Avec une telle gauche, la droite a de beaux jours devant elle
Et si on disait que la gauche française et peut-être même européenne s’était laissé phagocyter par une nouvelle droite qui a su renouveler son idéologie tout en restant fidèle à ses fondamentaux ?
Finalement, la gauche progressiste française a vécu une renaissance sur les bases du combat gagné contre les fascismes européens au sortir de la deuxième guerre mondiale. Ses idéaux de justice et de progrès social, son refus de toute atteinte aux libertés collectives et individuelles en faisait le champion du peuple face aux supporters d’un capitalisme débridé, face aux bourgeois pleins de mépris vis-à-vis des masses populaires et laborieuses, aux partisans d’un ordre social basé sur des valeurs morales nationalistes voire religieuses. Le peuple pardonnait même à cette gauche-là ses errances militaires colonialistes des années 1945-1960 ou son néocolonialisme à l’époque de Mitterrand.
Mais là, la droite est-elle vraiment identique à ce qu’elle était il y a 60 ans ?
La droite a considérablement changé, elle a abandonné ses vieilles lubies de domination conquérante quand la France avait un empire colonial et une sphère d’influence jalousement gardée. Elle apparait un peu plus ouverte, elle a ses jeunes et ses petites gens. Elle peut même se permettre la xénophobie d'état et du racisme à petites doses sous le prétexte qu'elle se pare des habits de la lutte contre l'antisémisme..
La droite a fait du social à sa façon, elle prétend aujourd’hui rétablir les équilibres sociaux et économiques en argumentant sur les abus de la redistribution des richesses, sur les excès de l’état providence, sur les lourdeurs de bureaucratie, sur le tabou de l’envie de faire du profit, de gagner de l’argent et de réussir dans les affaires. Elle sermonne de la même façon contre les 35 heures, les chômeurs, les fraudeurs, les clandestins, les immigrés. Des boucs-émissaires bien commodes pour justifier l'état actuel dela France.

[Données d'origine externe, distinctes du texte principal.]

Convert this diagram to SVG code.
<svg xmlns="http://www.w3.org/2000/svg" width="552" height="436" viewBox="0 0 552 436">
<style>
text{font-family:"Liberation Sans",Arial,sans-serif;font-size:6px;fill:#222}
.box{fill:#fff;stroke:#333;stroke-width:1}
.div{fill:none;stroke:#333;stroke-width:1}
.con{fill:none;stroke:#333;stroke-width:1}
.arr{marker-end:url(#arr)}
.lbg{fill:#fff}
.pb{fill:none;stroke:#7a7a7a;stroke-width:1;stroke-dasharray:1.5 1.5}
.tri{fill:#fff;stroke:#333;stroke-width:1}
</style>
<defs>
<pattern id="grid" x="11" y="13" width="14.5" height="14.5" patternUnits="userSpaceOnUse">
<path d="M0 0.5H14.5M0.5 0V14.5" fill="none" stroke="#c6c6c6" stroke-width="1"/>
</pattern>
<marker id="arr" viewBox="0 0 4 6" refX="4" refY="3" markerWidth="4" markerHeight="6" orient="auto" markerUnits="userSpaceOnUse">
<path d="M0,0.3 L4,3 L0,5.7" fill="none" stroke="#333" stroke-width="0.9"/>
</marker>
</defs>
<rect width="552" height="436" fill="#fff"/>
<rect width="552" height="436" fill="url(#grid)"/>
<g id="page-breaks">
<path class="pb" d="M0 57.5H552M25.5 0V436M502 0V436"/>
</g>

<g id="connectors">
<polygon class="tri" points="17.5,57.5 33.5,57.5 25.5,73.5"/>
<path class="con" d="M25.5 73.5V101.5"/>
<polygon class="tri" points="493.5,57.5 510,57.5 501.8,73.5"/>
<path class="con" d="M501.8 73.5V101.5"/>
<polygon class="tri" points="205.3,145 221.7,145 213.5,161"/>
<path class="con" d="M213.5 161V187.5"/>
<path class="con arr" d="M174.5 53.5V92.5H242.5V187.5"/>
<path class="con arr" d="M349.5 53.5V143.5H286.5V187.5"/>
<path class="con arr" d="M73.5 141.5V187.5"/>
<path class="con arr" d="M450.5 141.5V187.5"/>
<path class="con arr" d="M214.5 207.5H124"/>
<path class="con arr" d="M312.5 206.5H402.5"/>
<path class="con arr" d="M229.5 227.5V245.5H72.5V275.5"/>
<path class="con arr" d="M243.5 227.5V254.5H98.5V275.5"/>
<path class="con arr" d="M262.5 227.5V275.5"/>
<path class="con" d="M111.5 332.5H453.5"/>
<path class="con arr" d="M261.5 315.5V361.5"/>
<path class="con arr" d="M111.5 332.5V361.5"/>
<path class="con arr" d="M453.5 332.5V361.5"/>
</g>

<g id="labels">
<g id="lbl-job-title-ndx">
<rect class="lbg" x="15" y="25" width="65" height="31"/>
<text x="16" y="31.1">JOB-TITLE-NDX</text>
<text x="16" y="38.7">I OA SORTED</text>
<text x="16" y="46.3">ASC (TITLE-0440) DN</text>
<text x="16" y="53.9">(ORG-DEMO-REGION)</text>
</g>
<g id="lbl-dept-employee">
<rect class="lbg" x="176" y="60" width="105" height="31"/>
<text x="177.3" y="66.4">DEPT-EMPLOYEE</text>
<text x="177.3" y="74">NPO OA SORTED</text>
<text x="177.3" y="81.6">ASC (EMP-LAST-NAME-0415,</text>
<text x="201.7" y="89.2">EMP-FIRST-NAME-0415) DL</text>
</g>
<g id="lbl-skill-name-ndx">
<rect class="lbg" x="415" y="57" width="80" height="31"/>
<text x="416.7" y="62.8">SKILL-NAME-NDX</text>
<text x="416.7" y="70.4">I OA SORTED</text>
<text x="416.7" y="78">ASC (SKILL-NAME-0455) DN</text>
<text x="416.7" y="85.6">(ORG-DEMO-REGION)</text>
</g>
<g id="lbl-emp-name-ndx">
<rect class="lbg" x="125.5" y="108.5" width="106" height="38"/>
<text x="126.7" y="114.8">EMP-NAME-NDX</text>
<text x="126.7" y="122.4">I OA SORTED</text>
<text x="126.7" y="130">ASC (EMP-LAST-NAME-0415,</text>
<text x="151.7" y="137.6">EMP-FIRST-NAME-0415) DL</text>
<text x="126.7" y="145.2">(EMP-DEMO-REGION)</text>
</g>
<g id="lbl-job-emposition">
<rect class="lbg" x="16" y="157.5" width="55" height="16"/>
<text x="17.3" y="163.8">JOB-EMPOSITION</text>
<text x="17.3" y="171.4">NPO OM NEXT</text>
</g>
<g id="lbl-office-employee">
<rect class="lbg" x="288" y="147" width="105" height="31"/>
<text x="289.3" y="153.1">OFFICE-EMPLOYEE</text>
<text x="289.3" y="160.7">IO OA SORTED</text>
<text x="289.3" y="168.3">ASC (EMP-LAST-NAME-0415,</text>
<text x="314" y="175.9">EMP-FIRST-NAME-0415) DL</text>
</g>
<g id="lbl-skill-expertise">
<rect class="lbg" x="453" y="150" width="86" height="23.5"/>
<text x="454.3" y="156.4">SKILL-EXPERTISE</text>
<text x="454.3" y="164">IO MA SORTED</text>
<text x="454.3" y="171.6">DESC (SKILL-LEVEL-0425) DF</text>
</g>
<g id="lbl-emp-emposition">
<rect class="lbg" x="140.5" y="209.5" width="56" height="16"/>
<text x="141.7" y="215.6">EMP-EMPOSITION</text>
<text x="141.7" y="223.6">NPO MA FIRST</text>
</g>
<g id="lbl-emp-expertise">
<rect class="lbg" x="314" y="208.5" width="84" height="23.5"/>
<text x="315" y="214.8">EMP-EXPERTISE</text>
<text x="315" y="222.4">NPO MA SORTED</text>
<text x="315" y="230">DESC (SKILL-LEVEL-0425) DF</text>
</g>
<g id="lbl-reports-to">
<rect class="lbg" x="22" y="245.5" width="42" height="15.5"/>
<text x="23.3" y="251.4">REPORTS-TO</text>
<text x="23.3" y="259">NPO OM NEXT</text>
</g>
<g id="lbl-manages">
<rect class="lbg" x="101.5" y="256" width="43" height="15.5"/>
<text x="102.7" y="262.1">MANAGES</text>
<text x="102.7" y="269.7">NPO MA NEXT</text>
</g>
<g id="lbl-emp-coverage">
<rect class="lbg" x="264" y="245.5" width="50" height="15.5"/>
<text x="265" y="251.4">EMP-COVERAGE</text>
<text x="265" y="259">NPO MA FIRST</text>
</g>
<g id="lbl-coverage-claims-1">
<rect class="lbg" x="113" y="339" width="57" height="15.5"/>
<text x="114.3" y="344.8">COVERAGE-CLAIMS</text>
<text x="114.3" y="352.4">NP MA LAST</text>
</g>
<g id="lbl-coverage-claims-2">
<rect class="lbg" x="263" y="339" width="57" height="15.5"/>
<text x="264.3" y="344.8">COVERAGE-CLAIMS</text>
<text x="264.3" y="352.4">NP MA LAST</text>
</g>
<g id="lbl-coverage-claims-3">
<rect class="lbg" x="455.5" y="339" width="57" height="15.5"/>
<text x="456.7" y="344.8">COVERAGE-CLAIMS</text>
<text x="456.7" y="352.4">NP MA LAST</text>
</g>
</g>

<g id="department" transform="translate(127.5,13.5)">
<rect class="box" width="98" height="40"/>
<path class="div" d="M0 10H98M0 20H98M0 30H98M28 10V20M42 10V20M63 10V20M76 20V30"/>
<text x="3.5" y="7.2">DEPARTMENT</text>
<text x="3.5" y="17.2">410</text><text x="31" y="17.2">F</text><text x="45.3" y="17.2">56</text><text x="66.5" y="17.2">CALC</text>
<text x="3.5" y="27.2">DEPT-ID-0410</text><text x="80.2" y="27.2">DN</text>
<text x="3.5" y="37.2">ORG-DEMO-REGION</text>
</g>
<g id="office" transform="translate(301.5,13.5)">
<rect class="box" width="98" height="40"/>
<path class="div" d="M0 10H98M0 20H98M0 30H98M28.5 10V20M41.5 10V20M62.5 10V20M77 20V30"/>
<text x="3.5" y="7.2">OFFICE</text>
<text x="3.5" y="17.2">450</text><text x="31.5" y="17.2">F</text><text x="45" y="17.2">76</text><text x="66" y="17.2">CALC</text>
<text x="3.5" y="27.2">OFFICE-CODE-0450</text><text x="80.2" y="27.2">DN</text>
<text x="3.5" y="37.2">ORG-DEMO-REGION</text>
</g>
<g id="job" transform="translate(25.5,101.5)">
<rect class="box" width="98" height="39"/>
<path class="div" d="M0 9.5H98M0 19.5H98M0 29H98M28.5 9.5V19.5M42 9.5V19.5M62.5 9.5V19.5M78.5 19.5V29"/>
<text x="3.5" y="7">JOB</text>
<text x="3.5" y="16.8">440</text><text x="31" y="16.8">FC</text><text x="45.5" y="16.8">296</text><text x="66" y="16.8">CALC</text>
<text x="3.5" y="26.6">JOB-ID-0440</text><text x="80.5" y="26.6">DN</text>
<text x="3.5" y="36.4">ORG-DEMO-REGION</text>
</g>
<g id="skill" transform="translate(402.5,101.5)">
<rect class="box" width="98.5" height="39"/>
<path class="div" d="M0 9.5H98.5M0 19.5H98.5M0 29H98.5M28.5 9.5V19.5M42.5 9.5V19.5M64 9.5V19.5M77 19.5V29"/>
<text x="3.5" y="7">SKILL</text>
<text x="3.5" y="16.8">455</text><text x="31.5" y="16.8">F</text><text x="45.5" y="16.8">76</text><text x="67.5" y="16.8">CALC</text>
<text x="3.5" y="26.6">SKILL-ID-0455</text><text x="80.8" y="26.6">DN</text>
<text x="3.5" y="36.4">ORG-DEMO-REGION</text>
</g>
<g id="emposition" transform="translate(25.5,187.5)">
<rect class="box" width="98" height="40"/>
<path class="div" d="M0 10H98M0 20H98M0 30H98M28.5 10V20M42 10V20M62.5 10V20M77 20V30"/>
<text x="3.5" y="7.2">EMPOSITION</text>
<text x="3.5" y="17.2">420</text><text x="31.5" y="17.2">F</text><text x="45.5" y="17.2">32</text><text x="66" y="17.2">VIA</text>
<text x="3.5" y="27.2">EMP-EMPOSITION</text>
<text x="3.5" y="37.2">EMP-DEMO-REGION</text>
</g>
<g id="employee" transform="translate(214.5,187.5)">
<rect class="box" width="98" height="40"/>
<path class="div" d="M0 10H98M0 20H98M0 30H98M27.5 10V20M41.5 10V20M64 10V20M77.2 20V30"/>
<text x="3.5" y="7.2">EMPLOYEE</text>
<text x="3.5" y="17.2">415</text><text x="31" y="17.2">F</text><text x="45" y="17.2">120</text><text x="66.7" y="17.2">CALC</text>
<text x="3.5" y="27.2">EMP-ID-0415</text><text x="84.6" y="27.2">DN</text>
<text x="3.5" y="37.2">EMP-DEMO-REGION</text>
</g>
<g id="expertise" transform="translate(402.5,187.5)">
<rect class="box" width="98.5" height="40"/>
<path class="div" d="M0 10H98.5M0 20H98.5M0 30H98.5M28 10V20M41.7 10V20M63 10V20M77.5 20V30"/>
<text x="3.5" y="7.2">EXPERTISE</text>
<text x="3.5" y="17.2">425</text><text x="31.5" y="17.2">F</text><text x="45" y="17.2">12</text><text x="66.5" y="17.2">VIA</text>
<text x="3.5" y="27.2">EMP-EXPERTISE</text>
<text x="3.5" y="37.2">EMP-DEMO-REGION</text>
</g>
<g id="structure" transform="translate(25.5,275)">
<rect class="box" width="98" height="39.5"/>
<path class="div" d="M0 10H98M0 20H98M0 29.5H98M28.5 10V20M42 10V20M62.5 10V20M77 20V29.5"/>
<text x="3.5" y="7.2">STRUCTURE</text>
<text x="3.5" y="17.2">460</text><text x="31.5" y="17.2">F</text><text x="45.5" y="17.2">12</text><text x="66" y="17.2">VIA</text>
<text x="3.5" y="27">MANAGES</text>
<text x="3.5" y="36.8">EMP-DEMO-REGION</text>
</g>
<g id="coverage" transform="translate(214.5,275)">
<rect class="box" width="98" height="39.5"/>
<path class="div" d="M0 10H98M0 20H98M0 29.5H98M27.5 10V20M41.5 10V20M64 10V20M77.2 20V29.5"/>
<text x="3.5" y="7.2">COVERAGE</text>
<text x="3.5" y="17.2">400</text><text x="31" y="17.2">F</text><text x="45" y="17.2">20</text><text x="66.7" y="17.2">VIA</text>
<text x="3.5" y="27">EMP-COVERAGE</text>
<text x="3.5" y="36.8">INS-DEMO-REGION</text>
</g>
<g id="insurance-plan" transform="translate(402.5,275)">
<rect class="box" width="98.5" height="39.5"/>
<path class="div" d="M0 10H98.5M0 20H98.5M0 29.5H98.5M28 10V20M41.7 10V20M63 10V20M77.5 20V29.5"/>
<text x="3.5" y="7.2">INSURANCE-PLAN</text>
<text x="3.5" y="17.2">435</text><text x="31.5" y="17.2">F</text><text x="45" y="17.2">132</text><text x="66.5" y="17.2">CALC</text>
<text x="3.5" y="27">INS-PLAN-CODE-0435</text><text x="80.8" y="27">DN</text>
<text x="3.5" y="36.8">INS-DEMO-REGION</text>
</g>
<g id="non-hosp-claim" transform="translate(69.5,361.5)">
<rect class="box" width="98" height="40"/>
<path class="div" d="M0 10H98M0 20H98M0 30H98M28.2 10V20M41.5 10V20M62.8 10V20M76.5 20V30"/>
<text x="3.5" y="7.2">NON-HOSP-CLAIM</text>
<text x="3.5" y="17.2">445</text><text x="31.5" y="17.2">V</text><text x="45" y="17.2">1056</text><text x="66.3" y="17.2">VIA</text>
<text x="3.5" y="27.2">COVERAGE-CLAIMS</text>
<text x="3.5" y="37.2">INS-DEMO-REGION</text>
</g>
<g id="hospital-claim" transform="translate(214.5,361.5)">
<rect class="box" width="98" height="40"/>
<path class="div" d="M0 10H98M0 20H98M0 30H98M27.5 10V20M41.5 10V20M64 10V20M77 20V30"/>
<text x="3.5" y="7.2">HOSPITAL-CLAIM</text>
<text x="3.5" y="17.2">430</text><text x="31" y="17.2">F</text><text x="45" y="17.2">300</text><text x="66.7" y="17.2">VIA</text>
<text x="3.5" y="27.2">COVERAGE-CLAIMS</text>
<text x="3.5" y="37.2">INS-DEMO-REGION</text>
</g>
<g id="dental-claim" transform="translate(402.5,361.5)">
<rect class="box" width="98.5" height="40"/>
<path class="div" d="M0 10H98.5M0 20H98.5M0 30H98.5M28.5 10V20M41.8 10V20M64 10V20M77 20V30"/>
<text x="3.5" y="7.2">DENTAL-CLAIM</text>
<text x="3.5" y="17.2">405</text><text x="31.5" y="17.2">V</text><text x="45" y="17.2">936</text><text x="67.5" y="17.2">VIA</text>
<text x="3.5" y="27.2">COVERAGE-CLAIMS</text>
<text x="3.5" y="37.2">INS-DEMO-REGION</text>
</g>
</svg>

La droite s’est ainsi américanisée. Finies les rivalités avec les autres pays européens, fini le patriotisme économique, mais, à terme, le credo est aussi d’en finir avec des syndicats trop puissants, d’en finir avec les idées communistes, libertaires et anarchistes, d’en finir avec l’état providence, d’en finir avec les budgets sociaux, d’en finir avec l’impression de paresse générale que donnent les travailleurs salariés quand ils parlent de temps de travail.
Aux USA, pas de parti communiste, trostkiste, anarchiste. Aux USA, pas de manifestations, de grèves qui bloquent la circulation et l’économie. Aux USA, priorité à la sécurité, à la paranoïa collective contre un ennemi à abattre coûte que coûte comme le rabâchent films et séries télévisées.
Aux USA, le héros est soit un flic, soit un militaire. On aime les chiens de garde, là-bas. Même si on a le droit constitutionnel de faire tout ce que n’interdit pas la loi.
Et la gauche ?
La gauche française sociale démocrate (PS et apparentés) convulse de crises épileptiques en tétanies à cause de sa métamorphose d’un parti socialiste en un parti démocrate à l’américaine. Le parti socialiste, en ce moment, c’est Dr Jekyll en train de se tordre de douleur d’avoir ingéré sa potion qui doit le transformer en Mr Hyde.
On parle de guerre des chefs, de rivalités claniques, d’alliances signées puis trahies le jour même mais cet épiphénomène ne doit pas nous masquer la réalité d’un parti en vacance d’idées.
Car, ce qu’on attend du parti socialiste est qu’il trouve de quoi affronter les filiales européennes et françaises de la droite américaine. Or, il croit encore qu’il bataille contre le parti qui a succédé au vieux RPR bien franchouillard de Chirac… Sarkozy est le directeur pour la France de la droite américaine. Son but, faire gagner des part de marché à l’idéologie néoconservatrice mais sans le dire trop fort puisqu’il use de méthodes à connotation patriotique franco-française. Et puis, l'outrance américaine, c'est bling-bling !
L’avenir ne sera pas tout rose, des ministres de gauche dans un gouvernement de droite, il y en aura d’autres. Le vrai combat se déroulera entre une gauche radicale et une droite élargie jusqu’à des socialistes de plus en plus lâches. Car, à terme, avec des syndicats trop faibles, un parti socialiste timoré, les petites gens oseront des luttes très dures qui finiront forcément mal à cause de leur esseulement. La révolte des banlieues en a été l’avertissement. Le fait qu’elle soit le fait de jeunes issus de l’immigration pour une bonne part n'a pas mobilisé au delà des cités mais montre, à la façon des ouragans chaque année de plus en plus dévastateurs, que les crises futures se dérouleront dans la sueur et les larmes, dans la violence et le sang.